A polarização política no Brasil exige um malabarismo específico para vencer as eleições presidenciais. Quem não tem habilidade para o malabar termina fora da disputa. Vamos aos exemplos. Jair Bolsonaro se elegeu em 2018 contando com votos da direita e do centro. Essa composição resultou do somatório da direita e dos antipetistas que não queriam a volta de Lula e cia. ao poder. Ao longo de seu mandato, Bolsonaro foi empurrando para fora de sua base eleitoral parte do eleitorado feminino, parte significativa de jovens e dos formadores de opinião. Os ataques à imprensa e ao STF geraram desgaste e transformaram muitos antipetistas em antibolsonaristas. Mesmo assim, empilhando erros e polêmicas desnecessárias, o capitão perdeu por muito pouco. A escolha de Lula foi, sobretudo, um repúdio ao então presidente, e não uma escolha feliz. O petista ganhou uma eleição por default. Sem alguns delírios nas últimas semanas antes do pleito, Bolsonaro poderia ter sido o vencedor.
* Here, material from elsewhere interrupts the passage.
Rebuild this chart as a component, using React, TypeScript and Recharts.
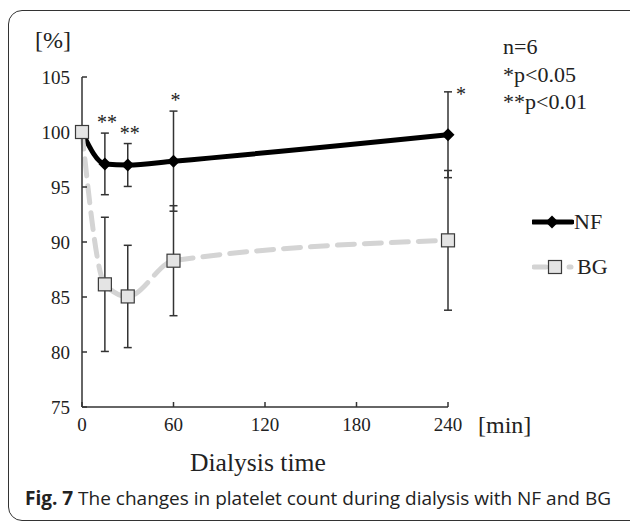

Posto que tanto um quanto outro eram campeões em rejeição, no axioma do “mal menor”, diante do que temos pela frente, três aspectos se destacam. Bolsonaro, mesmo com sua industrial capacidade de se meter em confusões e de protagonizar atitudes no mínimo politicamente ambíguas, tem demonstrado uma resiliência eleitoral admirável. Dificilmente ele será candidato em 2026, mas poderá apoiar alguém. O segundo aspecto é que Lula, ainda que tenha conseguido alavancar um desempenho de razoável para bom em termos econômicos, apresenta índices declinantes de popularidade, o que indica que, para manter seu favoritismo, terá de se voltar para o eleitorado de centro. O terceiro aspecto é que a atual perda de apoio de Lula não significa, ainda, apoio a Bolsonaro.
“Lula e Bolsonaro agem como se suas teses e narrativas representassem as aspirações da maioria dos brasileiros”
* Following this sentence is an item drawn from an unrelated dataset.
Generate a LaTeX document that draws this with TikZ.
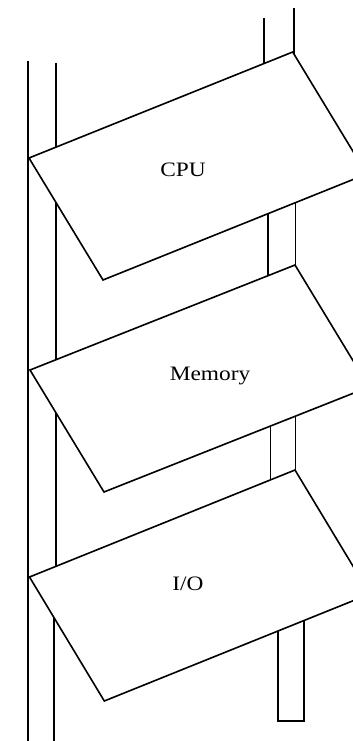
\documentclass[tikz,border=0pt]{standalone}
\usepackage{fontspec}
\setmainfont{Liberation Serif}
\tikzset{
  bus/.style={line width=1.6pt, line cap=butt},
  chip/.style={draw, fill=white, line width=1.6pt, line join=miter},
  label/.style={font=\fontsize{20.5}{22}\selectfont, anchor=base, inner sep=0pt, xscale=1.14}
}
\begin{document}
\begin{tikzpicture}[x=1pt,y=-1pt]
\clip (0,0) rectangle (353,741);
% left bus
\draw[bus] (28,60.7) -- (28,745);
\draw[bus] (55.7,62.7) -- (55.7,600);
\draw[bus] (53.7,600) -- (53.7,745);
% right bus segments
\draw[bus] (263.7,18) -- (263.7,150);
\draw[bus] (293.7,8) -- (293.7,150);
\draw[bus] (267.7,190) -- (267.7,300);
\draw[bus] (295.3,190) -- (295.3,300);
\draw[bus] (270.3,400) -- (270.3,500);
\draw[bus] (295.3,400) -- (295.3,500);
\draw[bus] (277.7,610) -- (277.7,720.7) -- (304,720.7) -- (304,610);
% parallelograms
\coordinate (cpuL) at (29,158);
\coordinate (memL) at (30,370);
\coordinate (ioL) at (29.5,577);
\draw[chip] (cpuL) -- ++(263.7,-106) -- ++(74,122) -- ++(-263.7,106) -- cycle;
\draw[chip] (memL) -- ++(265,-105) -- ++(74,122) -- ++(-265,105) -- cycle;
\draw[chip] (ioL) -- ++(265.5,-107) -- ++(74.8,124) -- ++(-265.5,107) -- cycle;
\node[label] (cpu) at (183,176) {CPU};
\node[label] (mem) at (210,380.5) {Memory};
\node[label] (io) at (188,590.5) {I/O};
\end{tikzpicture}
\end{document}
No limite, bolsonarismo e lulismo competem contra si mesmos e a vitória de um deles será a redução da rejeição potencial que vierem a ter. O menos rejeitado será o favorito nas próximas eleições presidenciais. Em suma, o futuro do bolsonarismo, seja lá quem for o candidato, e do lulismo, considerando que o presidente disputará a reeleição, está no eleitorado que não morre de amores por nenhum dos dois. As eleições de 2026 ainda estão distantes, mas é certo afirmar que algumas condições para a vitória ou a derrota de Lula ou do bolsonarismo já estão postas. Curiosamente, Lula e Bolsonaro não atuam para capturar o eleitorado “nem-nem” e agem como se as suas teses e narrativas tivessem ampla transversalidade e representassem a maioria absoluta das aspirações dos brasileiros.
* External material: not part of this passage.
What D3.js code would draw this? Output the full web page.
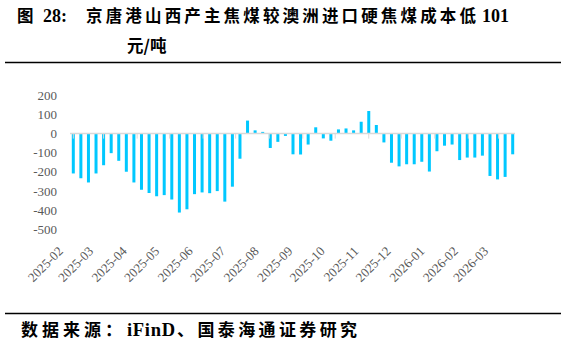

O resultado econômico, impulsionado pela maciça transferência de dinheiro público para programas sociais, é passado. Seu efeito político é relevante, mas não decisivo. A inflação baixa, que se mantém por meio de uma política monetária sabotada diariamente por aliados do próprio governo, tampouco é novidade. Não passa de obrigação. O crescimento econômico sem a sensação térmica de que tudo está bem melhor não agrada. Um certo amortecimento para os sucessos do governo Lula e a crescente sensação de insegurança podem apontar o caminho a ser trilhado pela oposição contra o governo, que precisará tirar coelhos da cartola.